Wednesday, January 16, 2008
Monday, January 7, 2008
unlikely origins
We found our way to Russo's in the afternoon--an agreeable place to shop when the farmer's markets shut down.
We were motivated to go in part because we realized that we use enough olive oil now to warrant buying a large can (I used to be more restrained with it, and was terrified of having a large unused quantity go rancid--I have experienced rancid cooking oils in other people's homes, and am alert to it). In any case, I have been using plenty of EVOO recently, understanding that a time may soon come when it is unavailable or prohibitively expensive to transport here from Italy or California (and when this happens...I suppose we'll start using lard more, right? Or duck fat....)

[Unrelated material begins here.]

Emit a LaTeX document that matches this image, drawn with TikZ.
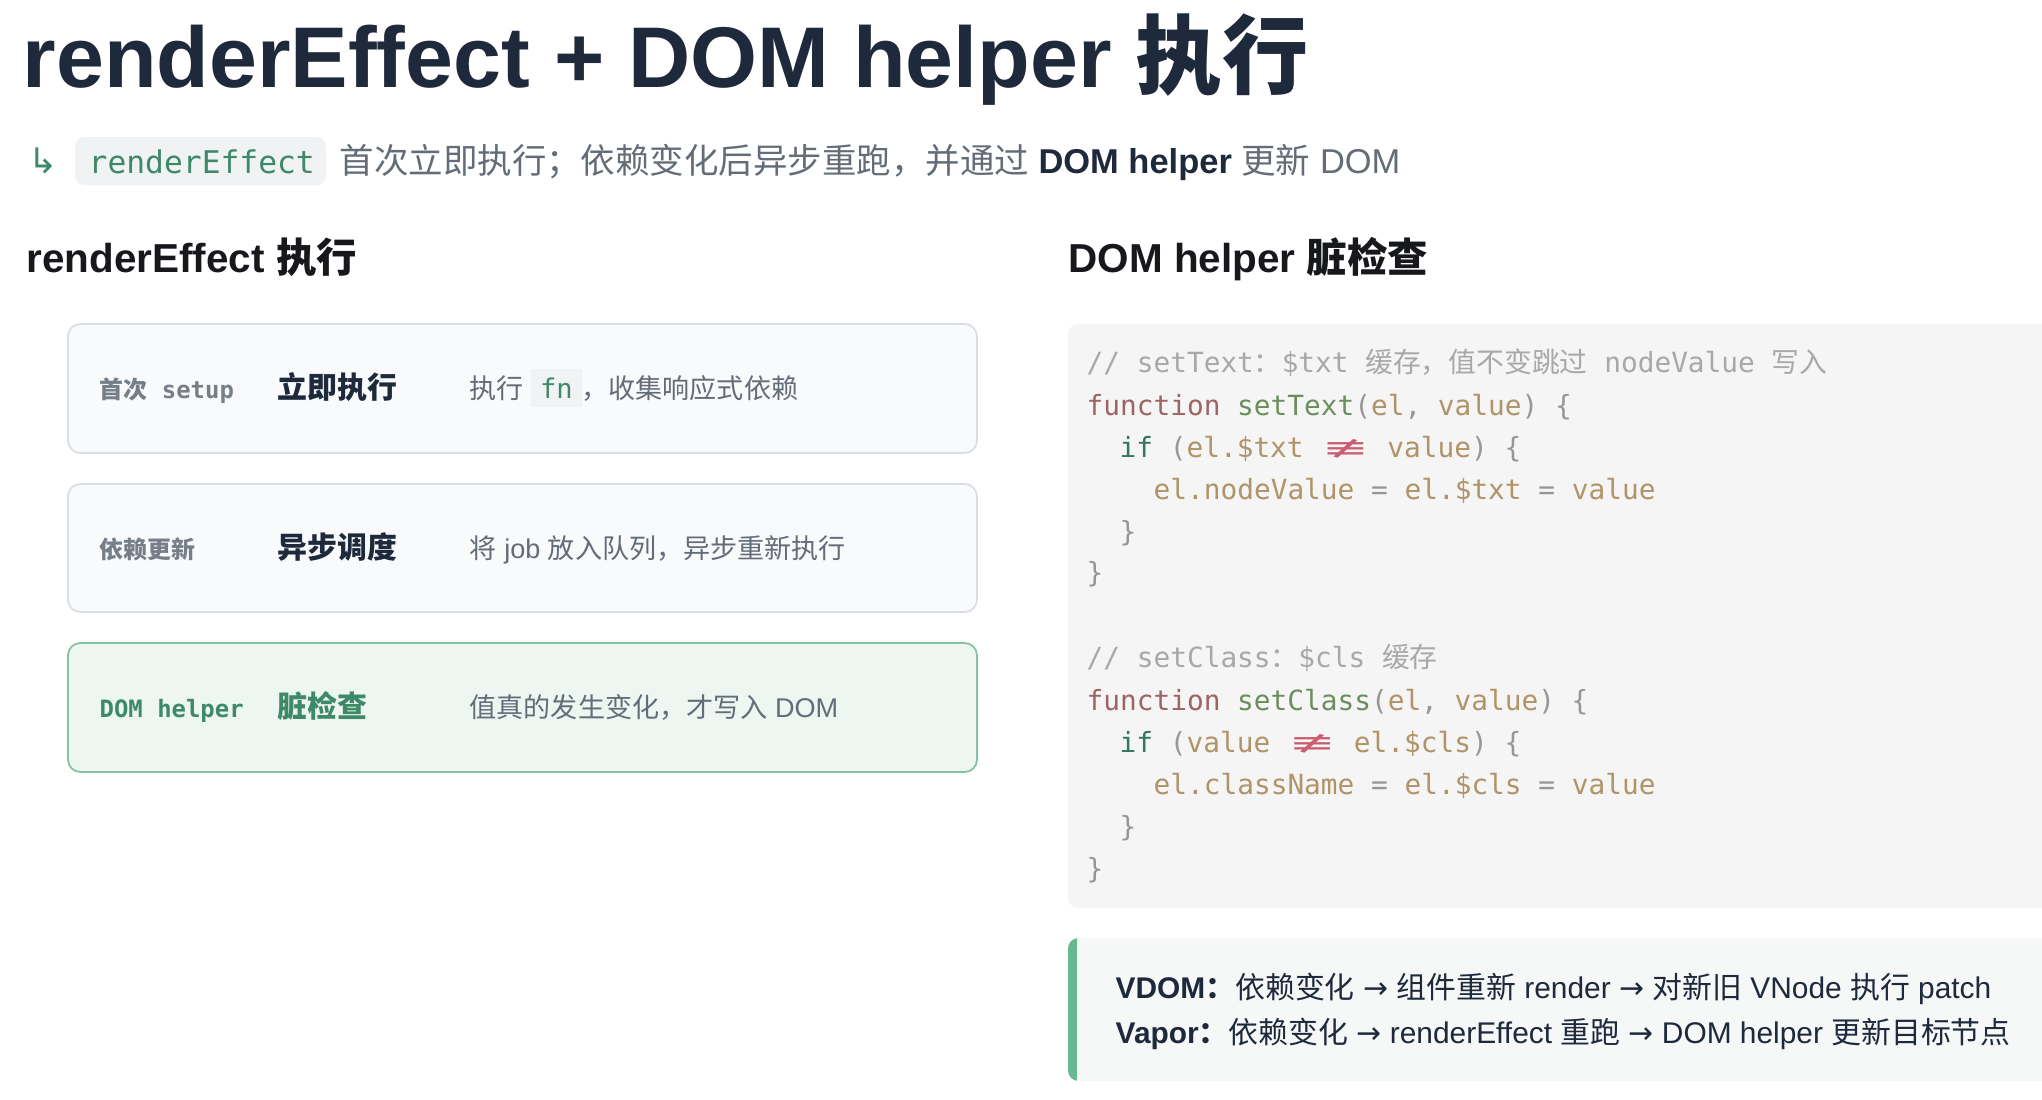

A side note: I am half-waiting for Eliot Coleman to figure out a way to trick olives and lemons into growing in the Northeast, as he has done with my favorite, the artichoke! (What a revelation it was to find those at the Blue Hill co-op last summer. We enjoyed them on the deck of our friend Ben's home Chamois, in the middle of the bay, whisking up a mayonnaise while underway!)
What did we manage for dinner?
I chopped up part of a napa cabbage, and grated a black radish over it, and dressed it with lemon and oil....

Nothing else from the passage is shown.